Today’s Question: This question concerns the Whites and Blacks sliders that are found in Adobe Camera Raw as well as Lightroom. It is not clear from the literature exactly what they are meant to do. Would you please be so kind to elaborate on their purpose and how they are to be applied?
Tim’s Quick Answer: While the tonal value of virtually all pixels in the image may be adjusted by changing the value for the Whites and Blacks sliders, the primary goal is to establish the value for the brightest and darkest pixels in the image, respectively.
More Detail: To better understand the effect of the Whites and Blacks adjustments in Adobe Camera Raw and Lightroom, I think it is important to reflect on the histogram for the image. In addition, I think it is helpful to think of that histogram as being an elastic object that can be stretched out or compressed as needed.

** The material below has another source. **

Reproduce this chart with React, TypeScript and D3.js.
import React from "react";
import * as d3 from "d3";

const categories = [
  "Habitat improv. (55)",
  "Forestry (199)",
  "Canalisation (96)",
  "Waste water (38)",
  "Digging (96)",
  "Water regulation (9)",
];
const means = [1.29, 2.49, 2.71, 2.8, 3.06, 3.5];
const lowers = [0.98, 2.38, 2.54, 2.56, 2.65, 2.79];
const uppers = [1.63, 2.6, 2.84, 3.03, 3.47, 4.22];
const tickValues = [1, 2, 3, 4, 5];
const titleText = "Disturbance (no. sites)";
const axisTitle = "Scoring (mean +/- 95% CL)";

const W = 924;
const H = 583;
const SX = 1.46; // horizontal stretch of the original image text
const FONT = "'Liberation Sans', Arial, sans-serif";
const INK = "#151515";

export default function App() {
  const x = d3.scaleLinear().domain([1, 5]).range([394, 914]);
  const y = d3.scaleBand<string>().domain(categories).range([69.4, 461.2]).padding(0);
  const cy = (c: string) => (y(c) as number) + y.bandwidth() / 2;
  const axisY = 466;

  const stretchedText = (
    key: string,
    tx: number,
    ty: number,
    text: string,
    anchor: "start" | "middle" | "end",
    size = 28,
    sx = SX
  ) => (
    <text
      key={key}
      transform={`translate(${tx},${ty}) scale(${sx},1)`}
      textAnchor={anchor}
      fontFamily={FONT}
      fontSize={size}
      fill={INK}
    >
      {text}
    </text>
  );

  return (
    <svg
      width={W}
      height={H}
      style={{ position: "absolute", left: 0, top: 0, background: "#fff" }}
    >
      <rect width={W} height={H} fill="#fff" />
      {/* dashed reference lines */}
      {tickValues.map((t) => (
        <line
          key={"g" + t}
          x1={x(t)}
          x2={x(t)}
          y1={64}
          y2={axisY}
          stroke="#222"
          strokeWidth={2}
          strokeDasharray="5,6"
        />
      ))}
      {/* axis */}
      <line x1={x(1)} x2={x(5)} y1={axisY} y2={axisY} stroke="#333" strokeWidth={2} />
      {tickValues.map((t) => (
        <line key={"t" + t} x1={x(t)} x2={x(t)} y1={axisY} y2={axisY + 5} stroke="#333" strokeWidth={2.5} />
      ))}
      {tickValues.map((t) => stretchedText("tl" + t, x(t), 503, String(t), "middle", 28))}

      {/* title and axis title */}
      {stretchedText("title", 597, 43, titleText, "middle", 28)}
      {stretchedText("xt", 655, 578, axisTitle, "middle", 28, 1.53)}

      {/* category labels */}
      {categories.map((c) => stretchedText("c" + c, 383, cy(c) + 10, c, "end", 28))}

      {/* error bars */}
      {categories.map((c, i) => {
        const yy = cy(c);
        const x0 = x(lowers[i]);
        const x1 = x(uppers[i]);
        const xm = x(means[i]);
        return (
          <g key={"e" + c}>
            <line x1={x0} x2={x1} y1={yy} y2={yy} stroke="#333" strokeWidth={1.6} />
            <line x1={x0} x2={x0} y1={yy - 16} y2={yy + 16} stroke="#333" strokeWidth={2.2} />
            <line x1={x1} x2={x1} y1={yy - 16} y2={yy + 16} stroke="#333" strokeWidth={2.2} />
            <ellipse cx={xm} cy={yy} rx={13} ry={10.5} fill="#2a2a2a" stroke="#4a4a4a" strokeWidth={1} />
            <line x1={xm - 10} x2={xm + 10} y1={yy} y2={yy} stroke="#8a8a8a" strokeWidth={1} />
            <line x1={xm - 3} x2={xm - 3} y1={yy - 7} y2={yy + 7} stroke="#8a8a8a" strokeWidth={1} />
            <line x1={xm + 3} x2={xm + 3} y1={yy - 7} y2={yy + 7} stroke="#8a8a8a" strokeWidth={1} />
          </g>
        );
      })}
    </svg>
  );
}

The distribution of tonal values represented on the histogram effectively indicates the overall tonal range captured in your photo. A low-contrast scene may have a relatively narrow histogram, while a high-contrast scene will have a wider histogram. The far left of the histogram represents the darkest pixel values in the image, and the far right represents the brightest pixels in the image.
As a very general rule, with a typical photograph we want the brightest pixels to be white (or nearly white) and the darkest pixels to be black (or nearly black). There are obviously countless exceptions to this general rule, but the Whites and Blacks sliders are perhaps most important (or at least easiest to understand) if we assume this goal to be valid.
By increasing the value for the Whites slider you are brightening the image, essentially pulling the right end of the histogram further to the right. Naturally, other tonal values within the image beyond the very brightest pixels will also be affected. The Blacks slider performs a similar function, with the emphasis on the left end of the histogram that represents the darkest pixels in the image.
You can adjust the values for the Whites and Blacks sliders to effectively define the tonal value for the brightest and darkest pixels in the image. In many cases that might mean going right up to the point of just about clipping highlight or shadow detail. In other cases it might mean “pulling back” these values to help preserve detail that might have otherwise been lost. In all cases it is important to keep in mind that after adjusting the values for Whites and Blacks, any modification of the other tonal adjustments (Exposure, Contrast, Highlights, and Shadows, for example) may effectively override the adjustment you applied with the Whites and Blacks sliders. As such, it is important to revisit the Whites and Blacks sliders to check for clipping toward the end of your final adjustment review.
Note, by the way, that you can see a clipping preview display while adjusting the Whites and Blacks sliders by holding the Alt key on Windows or the Option key on Macintosh while dragging the slider itself.